Excerpted records:
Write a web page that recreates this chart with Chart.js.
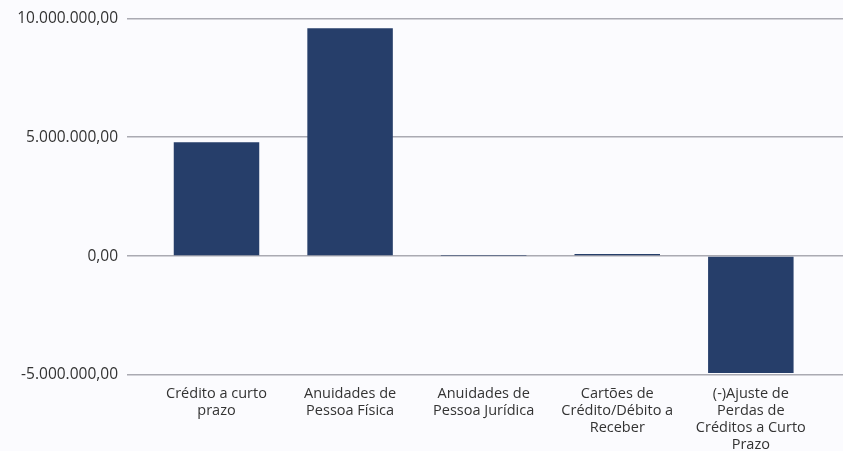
<!DOCTYPE html>
<html>
<head>
<meta charset="utf-8">
<script src="https://cdn.jsdelivr.net/npm/chart.js@4"></script>
<style>
  html, body { margin: 0; padding: 0; background: #fbfbfe; }
  #wrap { width: 843px; height: 451px; }
</style>
</head>
<body>
<div id="wrap"><canvas id="chart"></canvas></div>
<script>
// ----- Data -----
const categories = [
  ['Crédito a curto', 'prazo'],
  ['Anuidades de', 'Pessoa Física'],
  ['Anuidades de', 'Pessoa Jurídica'],
  ['Cartões de', 'Crédito/Débito a', 'Receber'],
  ['(-)Ajuste de', 'Perdas de', 'Créditos a Curto', 'Prazo']
];
const values = [4790000, 9580000, 15000, 90000, -4920000];
const yTicks = [-5000000, 0, 5000000, 10000000];

// brazilian number format: 10.000.000,00
function fmtBR(v) {
  const neg = v < 0;
  const parts = Math.abs(v).toFixed(2).split('.');
  const int = parts[0].replace(/\B(?=(\d{3})+(?!\d))/g, '.');
  return (neg ? '-' : '') + int + ',' + parts[1];
}

new Chart(document.getElementById('chart'), {
  type: 'bar',
  data: {
    datasets: [{
      data: values.map((v, i) => ({ x: i, y: v })),
      backgroundColor: '#263e6a',
      categoryPercentage: 1,
      barPercentage: 0.64
    }]
  },
  options: {
    responsive: true,
    maintainAspectRatio: false,
    animation: false,
    layout: { padding: { top: 17, right: 0, bottom: 0, left: 0 } },
    plugins: { legend: { display: false }, tooltip: { enabled: false } },
    scales: {
      x: {
        type: 'linear',
        offset: false,
        min: -0.67,
        max: 4.69,
        grid: { display: false, drawTicks: false },
        border: { display: false },
        afterBuildTicks: axis => { axis.ticks = categories.map((_, i) => ({ value: i })); },
        afterFit: axis => { axis.height = 76; },
        ticks: {
          autoSkip: false,
          maxRotation: 0,
          color: '#333',
          font: { family: 'Open Sans', size: 14.5, lineHeight: '17px' },
          padding: 10,
          callback: v => categories[v]
        }
      },
      y: {
        min: yTicks[0],
        max: yTicks[yTicks.length - 1],
        afterBuildTicks: axis => { axis.ticks = yTicks.map(v => ({ value: v })); },
        afterFit: axis => { axis.width = 127; },
        grid: { color: '#aaaab2', lineWidth: 1.5, drawTicks: false },
        border: { display: false },
        ticks: {
          color: '#333',
          font: { family: 'Open Sans', size: 15.5 },
          padding: 9,
          callback: v => fmtBR(v)
        }
      }
    }
  }
});
</script>
</body>
</html>
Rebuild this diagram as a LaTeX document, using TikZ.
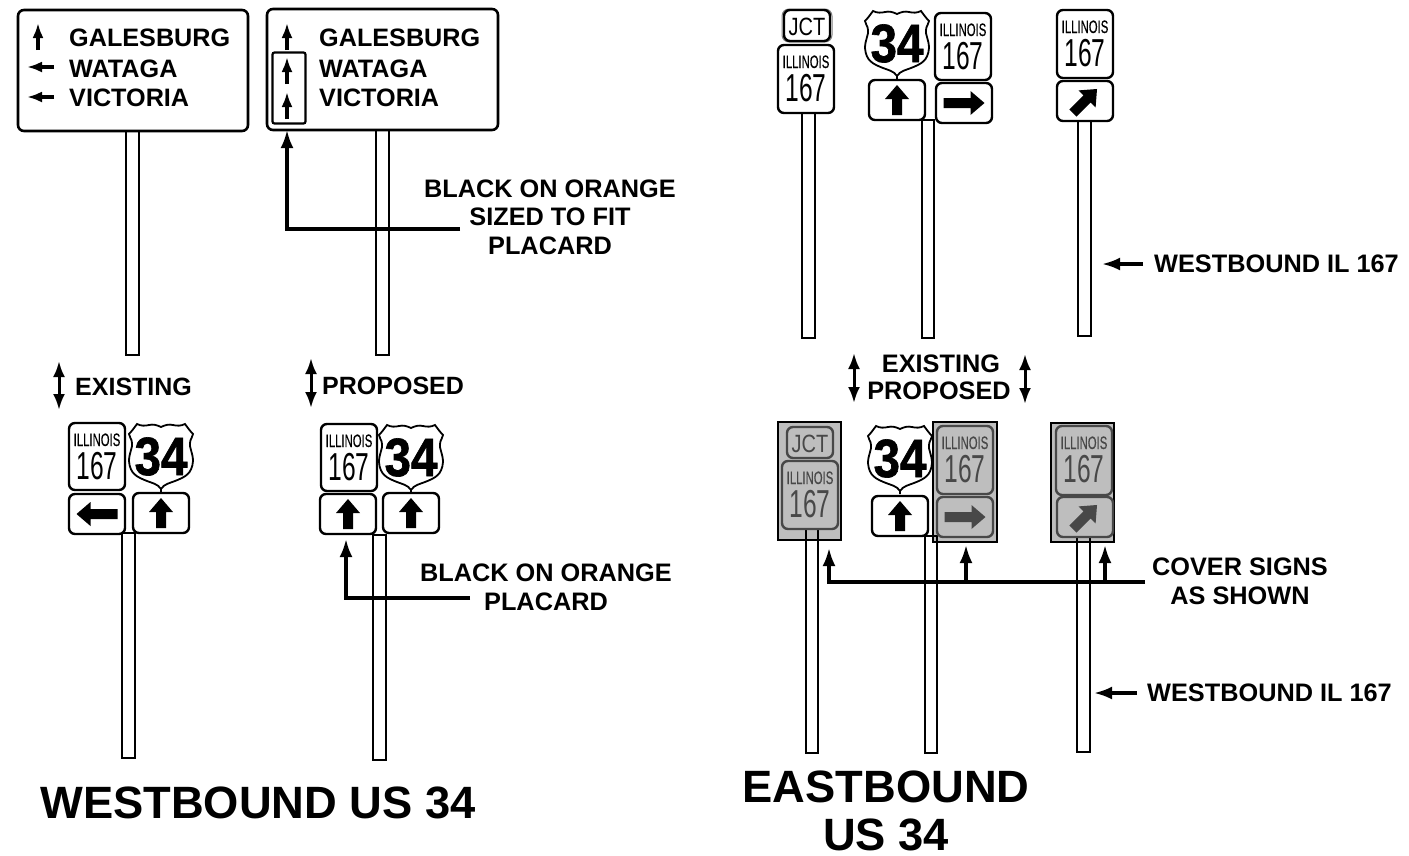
\documentclass[tikz,border=0pt]{standalone}
\usepackage{fontspec}
\setmainfont{Liberation Sans}
\newfontfamily\ilfont[FakeStretch=0.63,FakeBold=0.25]{Liberation Sans}
\newfontfamily\numfont[FakeStretch=0.63]{Liberation Sans}
\newfontfamily\jctfont[FakeStretch=0.8]{Liberation Sans}
\newfontfamily\shieldfont[BoldFeatures={FakeStretch=0.88,FakeBold=1.2}]{Liberation Sans}
\usetikzlibrary{arrows.meta}
\colorlet{signink}{black}
\colorlet{signback}{white}
\definecolor{coverink}{HTML}{484848}
\definecolor{covergrey}{HTML}{BEBEBE}
\tikzset{
  signface/.style={draw=signink, fill=signback, line width=2.4pt, rounded corners=6pt},
  postline/.style={draw=black, line width=2pt},
  panelarrow/.style={line width=3.4pt, -{Latex[length=15pt,width=11pt]}},
  leader/.style={line width=3.2pt, -{Latex[length=18pt,width=13pt]}},
  span/.style={line width=3pt, {Latex[length=16pt,width=12pt]}-{Latex[length=16pt,width=12pt]}},
  panel/.style={font=\bfseries\fontsize{25.2}{29}\selectfont, inner sep=0pt, anchor=base west},
  note/.style={font=\bfseries\fontsize{25.3}{28.7}\selectfont, inner sep=0pt, align=center},
  title/.style={font=\bfseries\fontsize{45.3}{51}\selectfont, inner sep=0pt, anchor=base}
}
% Illinois route marker, 56 wide
\newcommand{\ilsign}[3]{
  \begin{scope}[shift={(#1,#2)}]
    \draw[signface] (0,0) rectangle (56,#3);
    \node[signink, font=\ilfont\fontsize{18}{18}\selectfont, inner sep=0pt, anchor=base] at (28,23) {ILLINOIS};
    \node[signink, font=\numfont\fontsize{39}{39}\selectfont, inner sep=0pt, anchor=base] at (28,56) {167};
  \end{scope}
}
% JCT plate
\newcommand{\jctsign}[2]{
  \begin{scope}[shift={(#1,#2)}]
    \draw[signface] (0,0) rectangle (46,31);
    \node[signink, font=\jctfont\fontsize{25}{25}\selectfont, inner sep=0pt, anchor=base] at (23,25) {JCT};
  \end{scope}
}
% directional plate: x, y, rotation, arrow length
\newcommand{\arrowplate}[4]{
  \begin{scope}[shift={(#1,#2)}]
    \draw[signface] (0,0) rectangle (56,40);
    \fill[signink, shift={(28,20)}, rotate=#3]
      (0,-#4/2) -- (12,-#4/2+14) -- (5,-#4/2+14) -- (5,#4/2) -- (-5,#4/2) -- (-5,-#4/2+14) -- (-12,-#4/2+14) -- cycle;
  \end{scope}
}
% US route shield: centre x, top y
\newcommand{\usshield}[2]{
  \begin{scope}[shift={(#1,#2)}]
    \draw[line width=1.8pt, fill=white] (0,69) -- (0,66)
      .. controls (-3,61) and (-9,60) .. (-14,58)
      .. controls (-24,54) and (-31,51) .. (-32,38)
      .. controls (-32,30) and (-28,24) .. (-29,20)
      .. controls (-29,16) and (-32,14) .. (-32,11)
      .. controls (-29,8) and (-27,5) .. (-24,1)
      .. controls (-20,3) and (-16,3) .. (-12,2)
      .. controls (-8,1) and (-4,2) .. (0,4)
      .. controls (4,2) and (8,1) .. (12,2)
      .. controls (16,3) and (20,3) .. (24,1)
      .. controls (27,5) and (29,8) .. (32,11)
      .. controls (32,14) and (29,16) .. (29,20)
      .. controls (28,24) and (32,30) .. (32,38)
      .. controls (31,51) and (24,54) .. (14,58)
      .. controls (9,60) and (3,61) .. (0,66);
    \node[font=\shieldfont\bfseries\fontsize{54}{54}\selectfont, inner sep=0pt, anchor=base] at (0,52) {34};
  \end{scope}
}

\begin{document}
\begin{tikzpicture}[x=1pt, y=-1pt]
  \useasboundingbox (0,0) rectangle (1409,855);

  % Westbound US 34, existing guide sign
  \draw[postline] (126,120) rectangle (139,355);
  \draw[line width=2.6pt, rounded corners=6pt, fill=white] (18,10) rectangle (248,131);
  \draw[panelarrow] (38,50) -- (38,23);
  \draw[panelarrow] (54,67) -- (27,67);
  \draw[panelarrow] (54,97) -- (27,97);
  \node[panel] (galesburgold) at (69,46) {GALESBURG};
  \node[panel] (watagaold) at (69,77) {WATAGA};
  \node[panel] (victoriaold) at (69,106) {VICTORIA};

  % Westbound US 34, proposed guide sign
  \draw[postline] (376,120) rectangle (389,355);
  \draw[line width=2.6pt, rounded corners=6pt, fill=white] (267,9) rectangle (498,130);
  \draw[panelarrow] (287,50) -- (287,23);
  \node[panel] (galesburgnew) at (319,46) {GALESBURG};
  \node[panel] (watAganew) at (319,77) {WATAGA};
  \node[panel] (victorianew) at (319,106) {VICTORIA};
  \node[draw, line width=2.2pt, rounded corners=2pt, minimum width=33pt, minimum height=71pt, inner sep=0pt] (placard) at (289,88) {};
  \draw[panelarrow] (287,84) -- (287,57);
  \draw[panelarrow] (287,119) -- (287,92);

  % placard note
  \node[note] (placardnote) at (550,217) {BLACK ON ORANGE\\SIZED TO FIT\\PLACARD};
  \coordinate (placardtail) at (460,229);
  \coordinate (placardtip) at (287,130);
  \draw[leader] (placardtail) -| (placardtip);

  % Existing / proposed, westbound
  \draw[span] (59,361) -- (59,410);
  \node[panel, font=\bfseries\fontsize{25}{29}\selectfont] (existwest) at (75,395) {EXISTING};
  \draw[span] (311,358) -- (311,408);
  \node[panel, font=\bfseries\fontsize{25}{29}\selectfont] (propwest) at (322,394) {PROPOSED};

  % Westbound assemblies
  \draw[postline] (122,533) rectangle (135,758);
  \ilsign{69}{423}{67}
  \usshield{161}{423}
  \arrowplate{69}{494}{90}{41}
  \arrowplate{133}{493}{0}{30}

  \draw[postline] (373,535) rectangle (386,760);
  \ilsign{321}{424}{67}
  \usshield{411}{424}
  \arrowplate{320}{494}{0}{30}
  \arrowplate{383}{493}{0}{30}

  \node[note] (orangenote) at (546,587) {BLACK ON ORANGE\\PLACARD};
  \coordinate (orangetail) at (470,598);
  \coordinate (orangetip) at (346,539);
  \draw[leader] (orangetail) -| (orangetip);

  \node[title] (westtitle) at (258,818) {WESTBOUND US 34};

  % Eastbound, existing row
  \draw[postline] (802,100) rectangle (815,338);
  \draw[gray, line width=1pt, rounded corners=7pt] (782,9) rectangle (832,42);
  \jctsign{784}{10}
  \ilsign{778}{45}{68}

  \draw[postline] (922,120) rectangle (934,338);
  \usshield{897}{10}
  \ilsign{935}{13}{67}
  \arrowplate{869}{80}{0}{30}
  \arrowplate{936}{83}{-90}{41}

  \draw[postline] (1078,100) rectangle (1091,336);
  \ilsign{1057}{10}{68}
  \arrowplate{1057}{81}{-45}{34}

  \coordinate (wbtopend) at (1102,264);
  \node[note, anchor=west] (wbtop) at (1154,264) {WESTBOUND IL 167};
  \draw[leader] ([xshift=-11pt]wbtop.west) -- (wbtopend);

  % Existing / proposed, eastbound
  \draw[span] (854,353) -- (854,403);
  \draw[span] (1025,354) -- (1025,404);
  \node[note] (existeast) at (941,364) {EXISTING};
  \node[note] (propeast) at (939,391) {PROPOSED};

  % Eastbound, proposed row
  \draw[line width=2pt, fill=covergrey] (778,422) rectangle (841,540);
  \draw[line width=2pt, fill=covergrey] (933,422) rectangle (997,542);
  \draw[line width=2pt, fill=covergrey] (1051,423) rectangle (1114,542);
  \draw[postline] (806,520) rectangle (818,753);
  \draw[postline] (925,536) rectangle (937,753);
  \draw[postline] (1077,520) rectangle (1090,752);

  \begin{scope}
    \colorlet{signink}{coverink}
    \colorlet{signback}{covergrey}
    \jctsign{787}{427}
    \ilsign{782}{461}{68}
    \ilsign{937}{426}{68}
    \arrowplate{937}{497}{-90}{41}
    \ilsign{1056}{426}{69}
    \arrowplate{1057}{497}{-45}{34}
  \end{scope}

  \usshield{900}{425}
  \arrowplate{872}{496}{0}{30}

  % cover note
  \node[note] (covernote) at (1240,581) {COVER SIGNS\\AS SHOWN};
  \coordinate (covertail) at (1145,582);
  \coordinate (covertipa) at (829,548);
  \coordinate (covertipb) at (966,545);
  \coordinate (covertipc) at (1105,545);
  \draw[leader] (covertail) -| (covertipa);
  \draw[leader] (covertipb |- covertail) -- (covertipb);
  \draw[leader] (covertipc |- covertail) -- (covertipc);

  \coordinate (wbbotend) at (1094,693);
  \node[note, anchor=west] (wbbot) at (1147,693) {WESTBOUND IL 167};
  \draw[leader] ([xshift=-10pt]wbbot.west) -- (wbbotend);

  \node[title] (easttitle) at (886,802) {EASTBOUND};
  \node[title] (eastroute) at (886,850) {US 34};
\end{tikzpicture}
\end{document}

Description of the task:
Gather up every line in the data above that contains the word "chart", copying each one.

Problem solution:
Write a web page that recreates this chart with Chart.js.
<script src="https://cdn.jsdelivr.net/npm/chart.js@4"></script>
<div id="wrap"><canvas id="chart"></canvas></div>
new Chart(document.getElementById('chart'), {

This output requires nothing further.